I was remiss in pointing out the additional WHERE requirement -- I tend to
assume that people are already aware of that, but it's likely that not
everyone is. Thank you for pointing it out.

As far as your comments against adding them: I'm not going to speculate as
to what kind of queries people do or do not find annoying. The term
"unnatural" is an odd choice of words, and the only thing I can think to
respond with is "platypus." As far as error-prone is concerned, it's going
to have to be the OPs decision on whether the additional work is worth the
improvement. In the end, software isn't error-prone, programmers are error-
prone. If you have a good QA process in place, then you don't worry about
error-prone programmers, as the QA process catches their mistakes.
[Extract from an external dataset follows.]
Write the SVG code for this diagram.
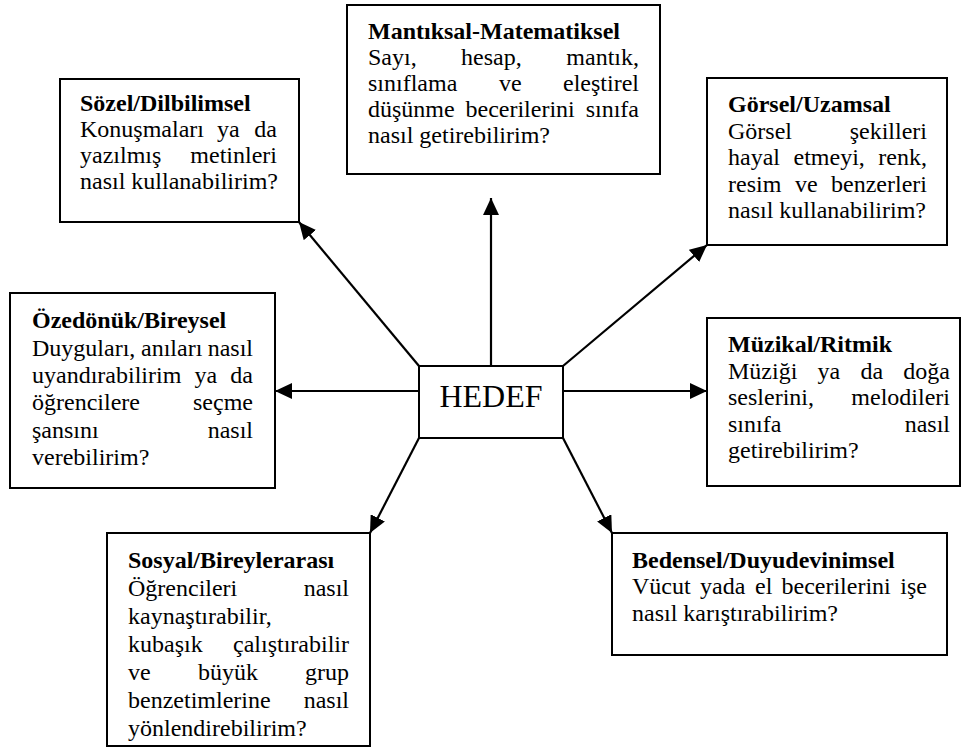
<svg xmlns="http://www.w3.org/2000/svg" width="962" height="749" viewBox="0 0 962 749">
  <style>
    .box { fill: #ffffff; stroke: #000000; stroke-width: 2; }
    .t { font-family: "Liberation Serif", "Times New Roman", serif; font-size: 24px; fill: #000000; }
    .h { font-weight: bold; }
    .e { text-anchor: end; }
    .center { font-family: "Liberation Serif", "Times New Roman", serif; font-size: 32px; fill: #000000; text-anchor: middle; }
    .link { stroke: #000000; stroke-width: 2.2; fill: none; marker-end: url(#arrow); }
  </style>
  <defs>
    <marker id="arrow" markerUnits="userSpaceOnUse" markerWidth="18" markerHeight="16" refX="17" refY="8" orient="auto">
      <path d="M0,0 L17,8 L0,16 Z" fill="#000000"/>
    </marker>
  </defs>
  <rect width="962" height="749" fill="#ffffff"/>

  <!-- connectors from the central goal -->
  <g id="connectors">
    <line class="link" x1="491" y1="366" x2="491" y2="198"/>
    <line class="link" x1="419" y1="366" x2="299" y2="222"/>
    <line class="link" x1="563" y1="366" x2="707" y2="245"/>
    <line class="link" x1="419" y1="391" x2="275" y2="391"/>
    <line class="link" x1="563" y1="391" x2="707" y2="391"/>
    <line class="link" x1="419" y1="438" x2="370" y2="533"/>
    <line class="link" x1="563" y1="438" x2="612" y2="533"/>
  </g>

  <g id="hedef">
    <rect class="box" x="419" y="366" width="144" height="72"/>
    <text class="center" x="491" y="407">HEDEF</text>
  </g>

  <g id="mantiksal">
    <rect class="box" x="347" y="5" width="313" height="169"/>
    <text class="t h" x="368" y="39">Mantıksal-Matematiksel</text>
    <text class="t" x="368" y="65">Sayı,</text>
    <text class="t" x="461" y="65">hesap,</text>
    <text class="t e" x="639" y="65">mantık,</text>
    <text class="t" x="368" y="91">sınıflama</text>
    <text class="t" x="499" y="91">ve</text>
    <text class="t e" x="639" y="91">eleştirel</text>
    <text class="t" x="368" y="117">düşünme</text>
    <text class="t" x="465.5" y="117">becerilerini</text>
    <text class="t e" x="639" y="117">sınıfa</text>
    <text class="t" x="368" y="143">nasıl getirebilirim?</text>
  </g>

  <g id="sozel">
    <rect class="box" x="60" y="79" width="239" height="143"/>
    <text class="t h" x="80" y="111">Sözel/Dilbilimsel</text>
    <text class="t" x="80" y="137">Konuşmaları</text>
    <text class="t" x="217" y="137">ya</text>
    <text class="t e" x="277" y="137">da</text>
    <text class="t" x="80" y="163">yazılmış</text>
    <text class="t e" x="277" y="163">metinleri</text>
    <text class="t" x="80" y="189">nasıl kullanabilirim?</text>
  </g>

  <g id="gorsel">
    <rect class="box" x="707" y="78" width="240" height="167"/>
    <text class="t h" x="728" y="112">Görsel/Uzamsal</text>
    <text class="t" x="728" y="138.5">Görsel</text>
    <text class="t e" x="927" y="138.5">şekilleri</text>
    <text class="t" x="728" y="165">hayal</text>
    <text class="t" x="793.5" y="165">etmeyi,</text>
    <text class="t e" x="927" y="165">renk,</text>
    <text class="t" x="728" y="191.5">resim</text>
    <text class="t" x="795" y="191.5">ve</text>
    <text class="t e" x="927" y="191.5">benzerleri</text>
    <text class="t" x="728" y="218">nasıl kullanabilirim?</text>
  </g>

  <g id="ozedonuk">
    <rect class="box" x="10" y="293" width="265" height="195"/>
    <text class="t h" x="32" y="328">Özedönük/Bireysel</text>
    <text class="t" x="32" y="355.5">Duyguları,</text>
    <text class="t" x="141" y="355.5">anıları</text>
    <text class="t e" x="253" y="355.5">nasıl</text>
    <text class="t" x="32" y="383">uyandırabilirim</text>
    <text class="t" x="194.5" y="383">ya</text>
    <text class="t e" x="253" y="383">da</text>
    <text class="t" x="32" y="410">öğrencilere</text>
    <text class="t e" x="253" y="410">seçme</text>
    <text class="t" x="32" y="437.5">şansını</text>
    <text class="t e" x="253" y="437.5">nasıl</text>
    <text class="t" x="32" y="465">verebilirim?</text>
  </g>

  <g id="muzikal">
    <rect class="box" x="707" y="318" width="253" height="168"/>
    <text class="t h" x="728" y="352">Müzikal/Ritmik</text>
    <text class="t" x="728" y="378.5">Müziği</text>
    <text class="t" x="817.5" y="378.5">ya</text>
    <text class="t" x="860.4" y="378.5">da</text>
    <text class="t e" x="950" y="378.5">doğa</text>
    <text class="t" x="728" y="405">seslerini,</text>
    <text class="t e" x="950" y="405">melodileri</text>
    <text class="t" x="728" y="431.5">sınıfa</text>
    <text class="t e" x="950" y="431.5">nasıl</text>
    <text class="t" x="728" y="458">getirebilirim?</text>
  </g>

  <g id="sosyal">
    <rect class="box" x="107" y="533" width="263" height="213"/>
    <text class="t h" x="128" y="568">Sosyal/Bireylerarası</text>
    <text class="t" x="128" y="596">Öğrencileri</text>
    <text class="t e" x="349" y="596">nasıl</text>
    <text class="t" x="128" y="624">kaynaştırabilir,</text>
    <text class="t" x="128" y="652">kubaşık</text>
    <text class="t e" x="349" y="652">çalıştırabilir</text>
    <text class="t" x="128" y="680">ve</text>
    <text class="t" x="198" y="680">büyük</text>
    <text class="t e" x="349" y="680">grup</text>
    <text class="t" x="128" y="708">benzetimlerine</text>
    <text class="t e" x="349" y="708">nasıl</text>
    <text class="t" x="128" y="736">yönlendirebilirim?</text>
  </g>

  <g id="bedensel">
    <rect class="box" x="612" y="533" width="335" height="122"/>
    <text class="t h" x="632" y="567.5">Bedensel/Duyudevinimsel</text>
    <text class="t" x="632" y="594">Vücut</text>
    <text class="t" x="700" y="594">yada</text>
    <text class="t" x="755" y="594">el</text>
    <text class="t" x="781.5" y="594">becerilerini</text>
    <text class="t e" x="927" y="594">işe</text>
    <text class="t" x="632" y="620.5">nasıl karıştırabilirim?</text>
  </g>
</svg>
If you
don't have such a process in place, or you don't trust it; then things get
harder and you make tradeoff decisions like, "I don't want to write complex
code, even if it's better, because we don't have the ability to ensure it's
error free." And I can't make those kinds of judgments because I don't know
what your environment is like.

There's no silver bullet. The OP doesn't seem to have any information about
what he's planning for: How big is the data predicted to get? What is
an acceptable level of performance? Has he even tested to see if the existing
layout will scale acceptably to the expected data volume? (perhaps nothing
needs to be changed at all) We don't know, so we can only speculate.